Employment Law Speed Read – 23/07/18

This week we discuss a case in which the Court of Appeal upheld that a successful appeal revived an employment contract.

Patel v Folkestone Nursing Home

In Patel v Folkestone Nursing Home the Court of Appeal held that where an employee successfully appeals their dismissal, the original dismissal is regarded as having no effect.


In 2008 Mr Patel became employed as a care assistant by Folkestone Nursing Home Limited (“Folkestone”).

In March 2014, the appellant was charged with two disciplinary offences:

  • that he had fallen asleep whilst on duty; and
  • that he had falsified resident’s records.

After a disciplinary hearing Mr Patel was found guilty of both charges and was summarily dismissed for gross misconduct. In the dismissal letter, Folkestone stated that they would be referring Mr Patel to the Disclosure and Barring Service (DBS) in relation to offence 2 as he had put residents at risk.

Mr Patel appealed this decision under Folkestone’s contractual disciplinary procedure.  By letter dated 24 June 2014, Folkestone informed Mr Patel that his appeal had been successful.  However, this letter only referred to offence 1, made no reference to offence 2 and did not state whether the referral to DBS would be withdrawn.

On this basis Mr Patel refused to return to work and claimed unfair dismissal.

Employment Tribunal

At the Employment Tribunal (ET) Folkestone argued that by reason of Mr Patel’s successful exercise of his contractual right to appeal, there had been no valid or effective dismissal and consequently he could not claim that he had been unfairly dismissed.

The ET rejected this argument and held that the Claimant had been unfairly dismissed and that, in the absence of express contractual wording stating an employee would be reinstated on a successful appeal, this should not be implied.

In addition, the ET also cited the lack of clarity in the appeal outcome letter (specifically in relation to Folkestone’s failure to address allegation 2 and the referral to the DBS) as a further reason for finding that Mr Patel had been dismissed.

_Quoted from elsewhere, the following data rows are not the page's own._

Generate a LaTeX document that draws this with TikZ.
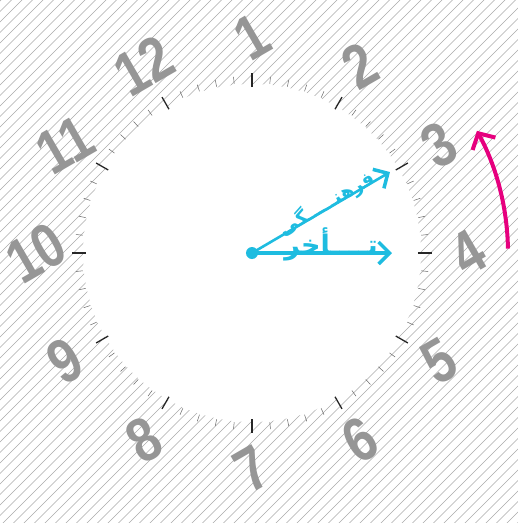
\documentclass[tikz,border=0pt]{standalone}
\usepackage{fontspec}
\setmainfont{Liberation Sans}
\newfontfamily\arabicfont[Script=Arabic]{DejaVu Sans}
\TeXXeTstate=1
\usetikzlibrary{arrows.meta,calc}
\definecolor{numgray}{RGB}{150,150,150}
\definecolor{hatchgray}{RGB}{170,170,170}
\definecolor{lagcyan}{RGB}{30,188,224}
\definecolor{turnpink}{RGB}{230,0,126}

\begin{document}
\begin{tikzpicture}[x=1pt,y=1pt,
hatch/.style={hatchgray, line width=0.65pt},
hourtick/.style={black!85, line width=1.3pt},
mintick/.style={black!60, line width=0.5pt},
numeral/.style={numgray, font=\fontsize{62}{62}\selectfont\bfseries, inner sep=0pt},
lagarrow/.style={lagcyan, line width=3.5pt, -{Straight Barb[length=11pt,width=22pt,line width=3.5pt]}},
turnarrow/.style={turnpink, line width=4pt, -{Straight Barb[length=12pt,width=26pt,line width=4pt]}}
]
\useasboundingbox (-252,-270) rectangle (266,253);

% hatched ground
\begin{scope}
\clip (-252,-270) rectangle (266,253);
\foreach \c in {-546,-535.5,...,546}
    \draw[hatch] (-300,-300+\c) -- (300,300+\c);
\end{scope}
\fill[white] (0,0) circle (169);

% dial
\foreach \i in {0,...,59}{
    \pgfmathtruncatemacro\r{mod(\i,5)}
    \ifnum\r=0
        \draw[hourtick] ({90-6*\i}:166) -- ({90-6*\i}:180);
    \else
        \draw[mintick] ({90-6*\i}:170) -- ({90-6*\i}:177);
    \fi
}

% numbers, turned back one hour
\foreach \n in {1,...,12}
    \node[numeral, rotate=30, xscale=0.82] (n\n) at ({90-(\n-1)*30}:216) {\n};

\draw[turnarrow] (1:256) arc[start angle=1, end angle=28.5, radius=256];

% hands
\node[circle, fill=lagcyan, inner sep=0pt, minimum size=12pt] (o) at (0,0) {};
\coordinate (h) at (140,0);
\coordinate (d) at (30.4:160);
\draw[lagarrow] (o.center) -- (h);
\draw[lagarrow, line width=2.6pt] (o.center) -- (d);
\node[lagcyan, anchor=base east, inner sep=0pt, font=\arabicfont\bfseries\fontsize{27}{27}\selectfont]
    (lag) at (126,-1.5) {\beginR تــــأخر\endR};
\node[lagcyan, anchor=base, inner sep=0pt, rotate=30.4, font=\arabicfont\bfseries\fontsize{19}{19}\selectfont]
    (cult) at ($(o)!0.56!(d)+(0.8,-1.4)$) {\beginR فرهنـــــگی\endR};
\end{tikzpicture}
\end{document}
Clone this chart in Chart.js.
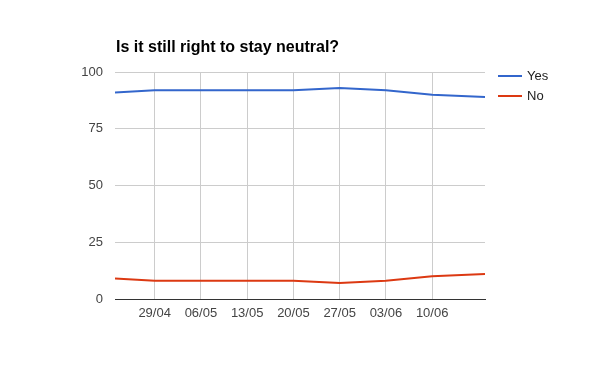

Employment Appeal Tribunal 

At the Employment Appeal Tribunal (EAT) Folkestone argued that the previous case law had demonstrated that there was no requirement for an employer’s appeal procedure to expressly give the right to reinstate. It was implicit in the terms of the employment contract governing disciplinary appeals, that a successful appeal against dismissal would overturn the dismissal and revive the employment contract.

The EAT found for Folkestone, agreeing that unless there was an express provision to the contrary, the employment contract would be revived if there was a successful appeal.

The EAT also disagreed that Folkestone’s appeal decision letter was unclear as it explicitly stated that the decision to dismiss was revoked and that he was to return to work.

Court of Appeal 

The Court of Appeal (CoA) upheld the decision of the EAT. The CoA confirmed that where a successful appeal is brought by an employee “the employer is contractually bound to treat the previous dismissal as having no effect and the employee is bound in the same way”.

Consequently, Mr Patel’s dismissal was treated as having no effect at the time he brought his unfair dismissal claim.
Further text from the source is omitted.